_Your objective:_
An exact copy of all the data is required, with pictures left out.

_Dataset section:_
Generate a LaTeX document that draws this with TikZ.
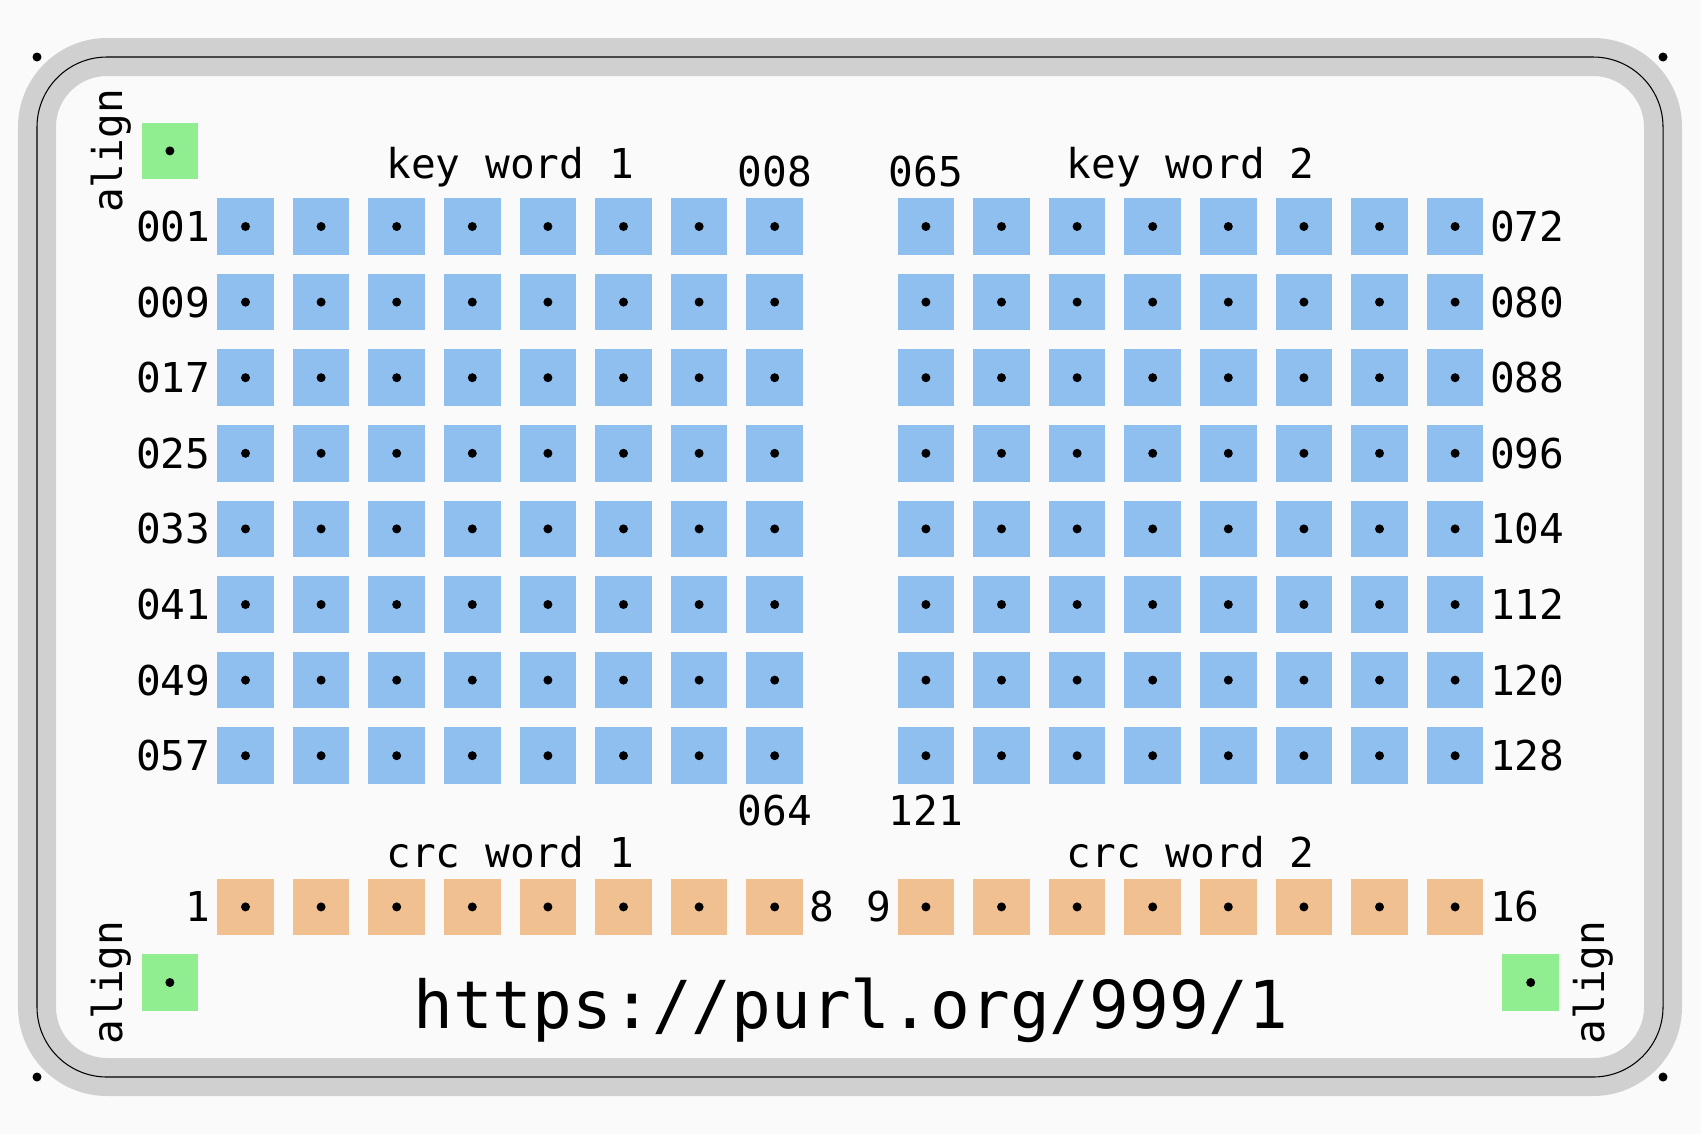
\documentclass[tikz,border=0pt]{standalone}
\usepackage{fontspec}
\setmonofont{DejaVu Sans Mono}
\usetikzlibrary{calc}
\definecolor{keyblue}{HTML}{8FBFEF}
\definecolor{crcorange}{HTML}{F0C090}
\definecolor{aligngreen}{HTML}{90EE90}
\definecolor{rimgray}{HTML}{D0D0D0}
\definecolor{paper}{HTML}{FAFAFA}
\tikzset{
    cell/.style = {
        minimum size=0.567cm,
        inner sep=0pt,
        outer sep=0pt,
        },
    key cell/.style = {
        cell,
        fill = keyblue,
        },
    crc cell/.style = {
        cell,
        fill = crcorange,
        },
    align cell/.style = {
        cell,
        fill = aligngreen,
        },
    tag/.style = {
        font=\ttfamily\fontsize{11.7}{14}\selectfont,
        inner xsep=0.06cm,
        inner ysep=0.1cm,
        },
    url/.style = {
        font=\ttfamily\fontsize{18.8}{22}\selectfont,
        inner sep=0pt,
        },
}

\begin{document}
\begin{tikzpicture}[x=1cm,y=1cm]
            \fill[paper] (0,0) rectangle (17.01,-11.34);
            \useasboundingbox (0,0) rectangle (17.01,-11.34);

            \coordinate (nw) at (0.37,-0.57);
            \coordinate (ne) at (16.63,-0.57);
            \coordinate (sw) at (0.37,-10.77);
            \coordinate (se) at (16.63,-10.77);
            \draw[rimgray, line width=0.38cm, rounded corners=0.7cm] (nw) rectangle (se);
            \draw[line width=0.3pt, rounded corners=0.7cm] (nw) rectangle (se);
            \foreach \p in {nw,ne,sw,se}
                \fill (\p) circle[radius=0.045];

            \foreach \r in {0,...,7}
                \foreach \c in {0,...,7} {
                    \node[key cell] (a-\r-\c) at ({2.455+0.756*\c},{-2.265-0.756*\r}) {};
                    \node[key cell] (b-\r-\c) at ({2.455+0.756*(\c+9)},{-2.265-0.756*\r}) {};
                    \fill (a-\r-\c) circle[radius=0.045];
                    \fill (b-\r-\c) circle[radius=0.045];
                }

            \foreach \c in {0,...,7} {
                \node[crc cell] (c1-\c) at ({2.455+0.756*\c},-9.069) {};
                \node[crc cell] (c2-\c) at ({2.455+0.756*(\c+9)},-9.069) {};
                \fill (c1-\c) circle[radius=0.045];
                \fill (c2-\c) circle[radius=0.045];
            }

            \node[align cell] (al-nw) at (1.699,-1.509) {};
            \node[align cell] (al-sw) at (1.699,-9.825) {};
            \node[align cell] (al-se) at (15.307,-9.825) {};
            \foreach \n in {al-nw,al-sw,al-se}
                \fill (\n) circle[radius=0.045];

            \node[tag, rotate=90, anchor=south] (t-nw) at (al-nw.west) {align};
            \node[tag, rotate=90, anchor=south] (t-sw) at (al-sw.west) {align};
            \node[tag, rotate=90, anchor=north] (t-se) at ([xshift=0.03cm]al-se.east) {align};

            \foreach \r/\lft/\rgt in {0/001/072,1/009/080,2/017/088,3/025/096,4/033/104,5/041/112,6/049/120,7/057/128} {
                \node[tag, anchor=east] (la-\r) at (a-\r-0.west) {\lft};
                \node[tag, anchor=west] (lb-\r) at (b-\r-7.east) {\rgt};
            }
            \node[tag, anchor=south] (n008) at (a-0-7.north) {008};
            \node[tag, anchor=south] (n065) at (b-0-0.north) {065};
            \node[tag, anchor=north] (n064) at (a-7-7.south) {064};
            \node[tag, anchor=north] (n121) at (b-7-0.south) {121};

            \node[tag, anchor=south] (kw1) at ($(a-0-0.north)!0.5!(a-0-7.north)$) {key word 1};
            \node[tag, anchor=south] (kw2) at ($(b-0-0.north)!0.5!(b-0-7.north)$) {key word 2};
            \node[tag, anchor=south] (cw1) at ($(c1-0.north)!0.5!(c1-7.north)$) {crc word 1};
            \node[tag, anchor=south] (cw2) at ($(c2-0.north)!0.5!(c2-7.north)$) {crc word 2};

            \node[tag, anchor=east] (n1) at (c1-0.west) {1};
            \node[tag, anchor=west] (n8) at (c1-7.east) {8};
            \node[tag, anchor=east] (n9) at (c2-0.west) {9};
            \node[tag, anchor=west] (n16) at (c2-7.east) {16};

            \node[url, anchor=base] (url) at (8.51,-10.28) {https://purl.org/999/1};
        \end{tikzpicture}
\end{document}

_Exercise solution:_
Generate a LaTeX document that draws this with TikZ.
\documentclass[tikz,border=0pt]{standalone}
\usepackage{fontspec}
\setmonofont{DejaVu Sans Mono}
\usetikzlibrary{calc}
\definecolor{keyblue}{HTML}{8FBFEF}
\definecolor{crcorange}{HTML}{F0C090}
\definecolor{aligngreen}{HTML}{90EE90}
\definecolor{rimgray}{HTML}{D0D0D0}
\definecolor{paper}{HTML}{FAFAFA}
\tikzset{
    cell/.style = {
        minimum size=0.567cm,
        inner sep=0pt,
        outer sep=0pt,
        },
    key cell/.style = {
        cell,
        fill = keyblue,
        },
    crc cell/.style = {
        cell,
        fill = crcorange,
        },
    align cell/.style = {
        cell,
        fill = aligngreen,
        },
    tag/.style = {
        font=\ttfamily\fontsize{11.7}{14}\selectfont,
        inner xsep=0.06cm,
        inner ysep=0.1cm,
        },
    url/.style = {
        font=\ttfamily\fontsize{18.8}{22}\selectfont,
        inner sep=0pt,
        },
}

\begin{document}
\begin{tikzpicture}[x=1cm,y=1cm]
            \fill[paper] (0,0) rectangle (17.01,-11.34);
            \useasboundingbox (0,0) rectangle (17.01,-11.34);

            \coordinate (nw) at (0.37,-0.57);
            \coordinate (ne) at (16.63,-0.57);
            \coordinate (sw) at (0.37,-10.77);
            \coordinate (se) at (16.63,-10.77);
            \draw[rimgray, line width=0.38cm, rounded corners=0.7cm] (nw) rectangle (se);
            \draw[line width=0.3pt, rounded corners=0.7cm] (nw) rectangle (se);
            \foreach \p in {nw,ne,sw,se}
                \fill (\p) circle[radius=0.045];

            \foreach \r in {0,...,7}
                \foreach \c in {0,...,7} {
                    \node[key cell] (a-\r-\c) at ({2.455+0.756*\c},{-2.265-0.756*\r}) {};
                    \node[key cell] (b-\r-\c) at ({2.455+0.756*(\c+9)},{-2.265-0.756*\r}) {};
                    \fill (a-\r-\c) circle[radius=0.045];
                    \fill (b-\r-\c) circle[radius=0.045];
                }

            \foreach \c in {0,...,7} {
                \node[crc cell] (c1-\c) at ({2.455+0.756*\c},-9.069) {};
                \node[crc cell] (c2-\c) at ({2.455+0.756*(\c+9)},-9.069) {};
                \fill (c1-\c) circle[radius=0.045];
                \fill (c2-\c) circle[radius=0.045];
            }

            \node[align cell] (al-nw) at (1.699,-1.509) {};
            \node[align cell] (al-sw) at (1.699,-9.825) {};
            \node[align cell] (al-se) at (15.307,-9.825) {};
            \foreach \n in {al-nw,al-sw,al-se}
                \fill (\n) circle[radius=0.045];

            \node[tag, rotate=90, anchor=south] (t-nw) at (al-nw.west) {align};
            \node[tag, rotate=90, anchor=south] (t-sw) at (al-sw.west) {align};
            \node[tag, rotate=90, anchor=north] (t-se) at ([xshift=0.03cm]al-se.east) {align};

            \foreach \r/\lft/\rgt in {0/001/072,1/009/080,2/017/088,3/025/096,4/033/104,5/041/112,6/049/120,7/057/128} {
                \node[tag, anchor=east] (la-\r) at (a-\r-0.west) {\lft};
                \node[tag, anchor=west] (lb-\r) at (b-\r-7.east) {\rgt};
            }
            \node[tag, anchor=south] (n008) at (a-0-7.north) {008};
            \node[tag, anchor=south] (n065) at (b-0-0.north) {065};
            \node[tag, anchor=north] (n064) at (a-7-7.south) {064};
            \node[tag, anchor=north] (n121) at (b-7-0.south) {121};

            \node[tag, anchor=south] (kw1) at ($(a-0-0.north)!0.5!(a-0-7.north)$) {key word 1};
            \node[tag, anchor=south] (kw2) at ($(b-0-0.north)!0.5!(b-0-7.north)$) {key word 2};
            \node[tag, anchor=south] (cw1) at ($(c1-0.north)!0.5!(c1-7.north)$) {crc word 1};
            \node[tag, anchor=south] (cw2) at ($(c2-0.north)!0.5!(c2-7.north)$) {crc word 2};

            \node[tag, anchor=east] (n1) at (c1-0.west) {1};
            \node[tag, anchor=west] (n8) at (c1-7.east) {8};
            \node[tag, anchor=east] (n9) at (c2-0.west) {9};
            \node[tag, anchor=west] (n16) at (c2-7.east) {16};

            \node[url, anchor=base] (url) at (8.51,-10.28) {https://purl.org/999/1};
        \end{tikzpicture}
\end{document}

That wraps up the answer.